Just recently, Nokia unveiled its first ever Windows RT 8.1 tablet, called the Lumia 2520. This device is a 10.1-inch Windows RT 8.1 tablet that features the same great Lumia design we have come to know and love with the Lumia Windows Phones. But why did Nokia decide to enter the tablet market? Well, simply put, because the time is ripe.

Nokia, who has given Microsoft's Windows Phone platform a much needed boost, is now entering the tablet market. But why? Nokia believes that most current devices in the market today are simply used for consuming media. In fact, the devices are designed for it. Nokia, on the other hand, believes there is a "pent-up demand" for creating media and the company believes they can fulfill that need.

"And we've given special attention to the synergy between the tablet and our Nokia Lumia smartphones."

"We saw an opportunity there. To make a tablet that people can use all day, for everything they want to do," Nokia explained in an official blog post. The company touted "synergy" between the Lumia 2520 and the company's Lumia smartphone line. "Experiences that extend across both platforms," Nokia stated.

One of the big reasons Nokia felt that this was the right time to introduce a tablet is the maturity of the Windows RT platform. Nokia states that just last year, the Windows 8 platform only had 10k apps. Now, there are over 100k. In fact, there are roughly 122k apps in the Windows Store at the time of this post.

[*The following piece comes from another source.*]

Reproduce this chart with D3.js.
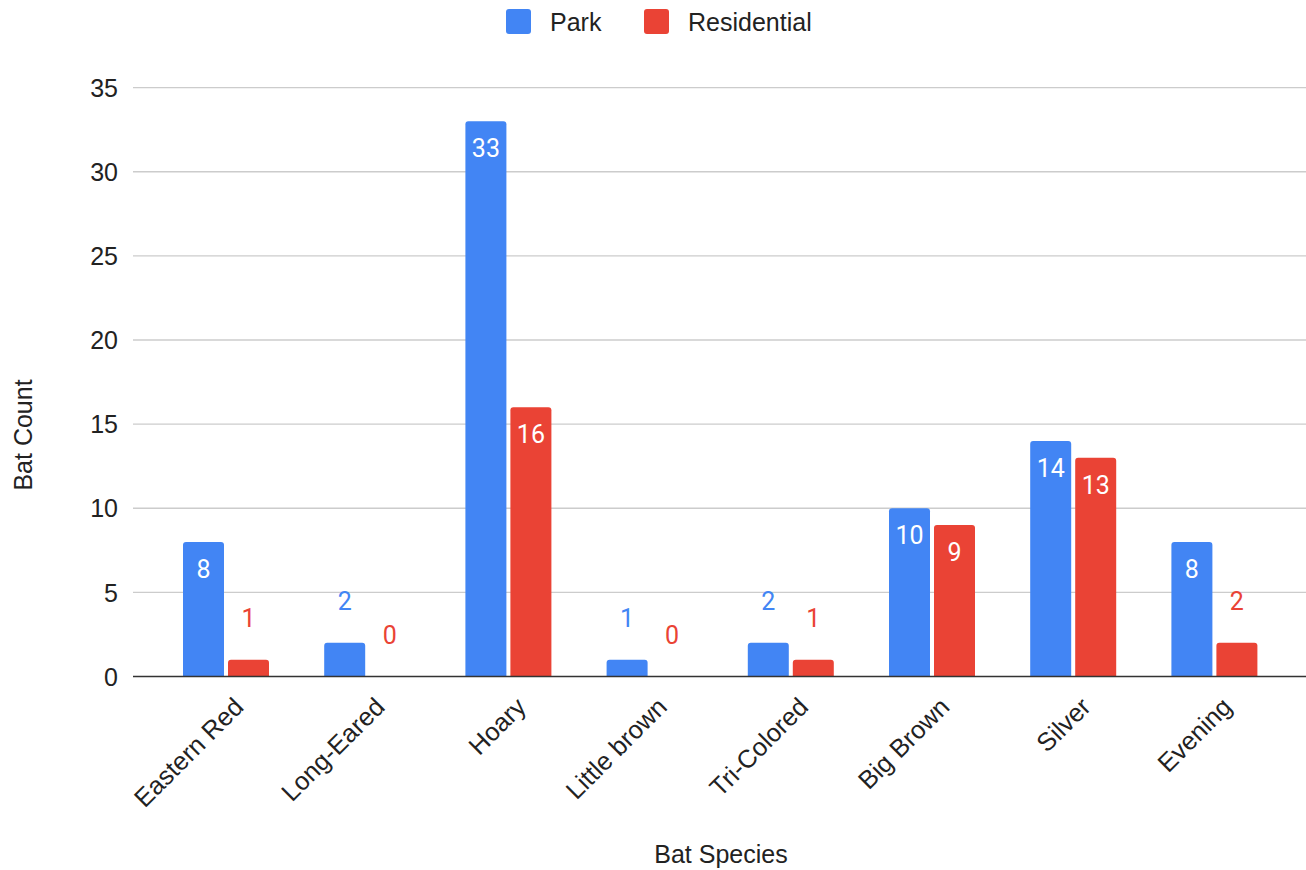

"There's a combination of factors that make this the right time for Nokia to enter the market. First, we feel that the operating system has now become mature.” Last year, when Windows 8.0 launched, there were only 10,000 touch apps available in the Microsoft Store. Now there are more than 100,000. Windows RT 8.1 now has leading mobile device management solutions and VPN support available which is great news for mobile professionals," the company stated.

Nokia believes they have developed an innovative line of Lumia smartphones and the company feels that they have a strong enough framework to build an innovative tablet product. Nokia also touted their excellent relationship with carriers.

"..we feel that the operating system has now become mature."

"In many places, like the US, it’s possible to tie both a tablet and smartphone to the same subscription, so you don’t have the confusion of two phone bills and two tariffs. It could also mitigate the up-front cost of buying a tablet, since deals to combine purchase with your monthly contract are likely to emerge," Nokia explains.

The Lumia 2520 comes in a variety of colors, such as red, white in a glossy finish, cyan, and black in a matte finish. The10.1-inch 1080p display features Corning Gorilla Glass 2 with almost 180 degree viewing angles and a peak brightness of 650 nits. The device also features a Qualcomm Snapdragon 800 chipset with built in high-speed LTE connectivity. The Lumia 2520 also features a 6.7MP rear camera and a 2MP front camera.

The Lumia 2520 will be available later this year for $499 (US) and will be available initially in the US, UK, and Finland. The device will be available on AT&T and Verizon later this year.